As paradoxical as it may sound, it is important to recognize that any innovation requires organization, not just ideas. The idea may come from one person or a set of people, but the enterprises gathers its engine around execution. What then could be the best ways to organize the enterprise around execution and manage failure? How do responsibilities need to be assigned and what if any is a good mix of metrics to measure success or failure early? In speaking with several CXO’s, here are some lessons that could prove useful:
Build a culture of tolerance
As a famous quote goes “Real knowledge is to know the extent of ones’ ignorance”. A more tolerant attitude towards failure avoids destruction. While this could also have cultural influences (failure could be more acceptable in the US for example vs. Europe), founders and management in enterprises will have to drive a culture where people take ownership for failures. One of the greatest example of the turnaround of a once iconic organization is Ford. When Alan Mullaly was brought in to lead this transformation, one of the first things he did was demand that his executives own up their failures. This is not to say that enterprises should be encourage failures. Getting to one’s best self is only possible when there is even a recognition of something failing. Looking through or ignoring this important element will only get to more of the same results and no innovation is possible with that.

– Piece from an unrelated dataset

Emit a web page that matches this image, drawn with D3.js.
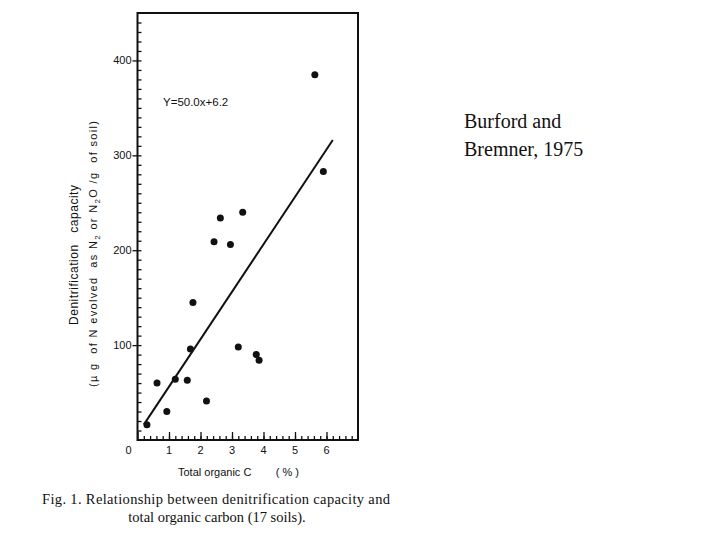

In his book titled ’Little Bets’ Peter Sims how new ideas can be developed and breakthrough results achieved by taking small, experimental steps. Rather than taking on a big idea and a large-scale execution plan, the concept of agile works well where self-organized teams work in short cycles and aim continuous improvement. Prototyping an idea and seeing its outcome, to then further revise to suit is a great way to make small bets and limit the downsides of failure.
A wining idea may come from one person or a team, but its longevity depends on how well it is executed. A team that is responsible for assessing the right timing, creating and validating market assessment, engaging with the production / development team and leading the changes required to execute the idea is paramount to assess its early success or failure. Innovation cannot be a one-time exercise, enterprises need to set-up in a way that encourages them to continually reinvent themselves. Like the Toyota production system, enterprises need to organize to build continual learning from tiny failures into its approach to improvement. This also requires that people commit to their best selves and work in a team to achieve a common purpose. Instead of focusing on their own individual goals, teams need to focus on what is important for the greater good of the organization.
Measure the right metric
Success or failure is heavily dependent on the metric against which it is measured. Several companies follow transaction driven metrics. So, they will measure how many projects have been kicked off, what is the progress of each project (and bucket them into various colors depending on the planned timelines versus actuals), how much investments have been put into each versus planned, how many people are involved and when is the release date.
However, these do not necessarily indicate the impact made to profit margins, revenues or share of wallet. Well begun is half done. While there is no perfect answer, it is important to ensure that the metrics align with the core purpose and intent, based on which the enterprise is investing in the change. It is equally important to measure based on what the leadership really cares about. This means unshackling the over analytical thinking and problem solving that we are natively used to. The role of instinct and gut also needs to have its fair share. When Starbucks founder wanted to create a totally novel coffee experience, he didn’t order a detailed market research.
Learn from failure
There is no point in failing fast, if there has not been any learning in the process. In addition to learning from failures, it is important to have a system to disseminate and share these learnings with peers that just helps to limit the costs of repeated failures. Eli Lilly did this well by developing a formalized and detailed process to review failures more honestly. Several companies hold failure parties to commemorate and share experiences of the great work done by innovation teams even though they eventually result in failures.
Companies need to organize themselves to continuously reinvent and set themselves for success. There is no magic formula that guarantees success. Enduring organizations focus on building strong and dynamic decision making capabilities that is hard to imitate, and a process of continuously assessing and learning from quick failures. As they say, endurance is not just the ability to bear a hard thing, but to turn it into glory. Failing fast and failing safe is the surest way to succeed in a digital world.
[Disclaimer: The views expressed in this article are solely those of the authors and do not necessarily represent or reflect the views of Trivone Media Network's or that of CXOToday's.]